American education is in crisis. Almost everyone agrees on that but no one agrees on why. “It’s those damn liberals,” say some. “It’s white privilege!” say others.
It’s the unions, it’s not spending enough money, it’s parents, it’s “cultural,” — all explanations for why our schools are failing the country dance around the primary reason for the decline.
“Everything is politics,” said the German author Thomas Mann. The author of Reflections of an Unpolitical Man was writing of a time when politics had failed and the world was consumed in the First World War. But he may have just as easily transported his critique to the present day.
We are besotted with politics. It’s in our personal life, our professional life, it’s in our family, our neighborhood, our church — you can’t escape it. You will be forced to care even if you want to be left alone. You may not be interested in the sexual orientation of someone you just met, but chances are they’ll tell you before too long.
Why? Because it’s political. Politics colors every aspect of American life, including the bedroom. The politics of the bedroom used to be between two people — power arrangements, accommodations, compromises. Two people — usually a husband and a wife — were perfectly capable of working out bedroom politics on their own. In private. Now, sex between married people who love each other is a war between the representative of a dominant hierarchical system and a member of the oppressed minority.
There are no “safe spaces.” Making a space “safe” is a defining political statement. Going to a “safe space” to be “safe” is an expression of political identity. How can you be “safe” when so many disagree with you?

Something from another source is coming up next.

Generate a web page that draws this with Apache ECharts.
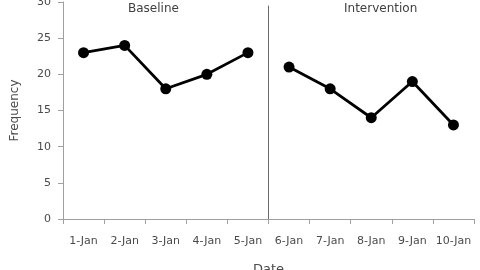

While elites are engaged in a battle for which incomplete caricature of American history will be taught in schools, students tune out, bury their heads in their smartphones, and text about the latest cultural phenom. They don’t care. The debate over which version of history will be taught doesn’t concern them because they have no frame of reference to place the people, events, ideas, and perspectives in any kind of understandable order. It’s like reading about people from another planet.
It’s bad enough that civic education is in the tank. In the most recent national testing, only 24% of 8th graders were “proficient” or better in U.S. history, while a pitiful 15% were proficient in government and civics. Only one-third of Americans can pass the basic citizenship test. Funding for civic education is a pittance, as the federal government spends five cents per student per year on it, while investing $54 per student on STEM (science, technology, education and math) education.
The consequences of this ignorance will be profound. One ignorant generation begetting another and another until the film Idiocracy becomes more than fiction. The film tells the story of a 21st-century man transported to a future America where everything is breaking down and society is in chaos because no one knows how to fix things or even how society is supposed to operate. The results are comedic but chilling. That could be why 20th Century Fox abandoned the film, which, instead of hauling in a big gross, has become a cult classic.
Students have no idea of how the United States is supposed to work. Teaching the basics of the American government requires a perspective on history that’s lacking in all but honors programs.
The point is that battles over political correctness are not what students need in order to improve their civic education. Our lack of national civic knowledge speaks clearly of the need to learn the basics first. As Professor Sam Wineburg of Stanford University has said, younger students “do not get the interpretive game [and] are just learning that claims must be judged not for alignment with current issues of social justice but for the data they present.” It is in college where students are best prepared to read multiple accounts from different perspectives and make comparisons and judgments.
It was hard to create a free country. It’s proven even harder to keep it. I wonder if my parents’ generation — the World War II generation — looked at us when we were kids and asked the same question. How can we bequeath what we’ve built to a bunch of long-haired hippie freaks? As it turned out, a lot of those hippies sobered up when they had families and became good citizens. The boomers deserve a lot of criticism, but most of them eventually grew up and were stewards of the United States during the most spectacular advances in the economy, technology, and human understanding in world history.
What will they say about this generation in a few decades?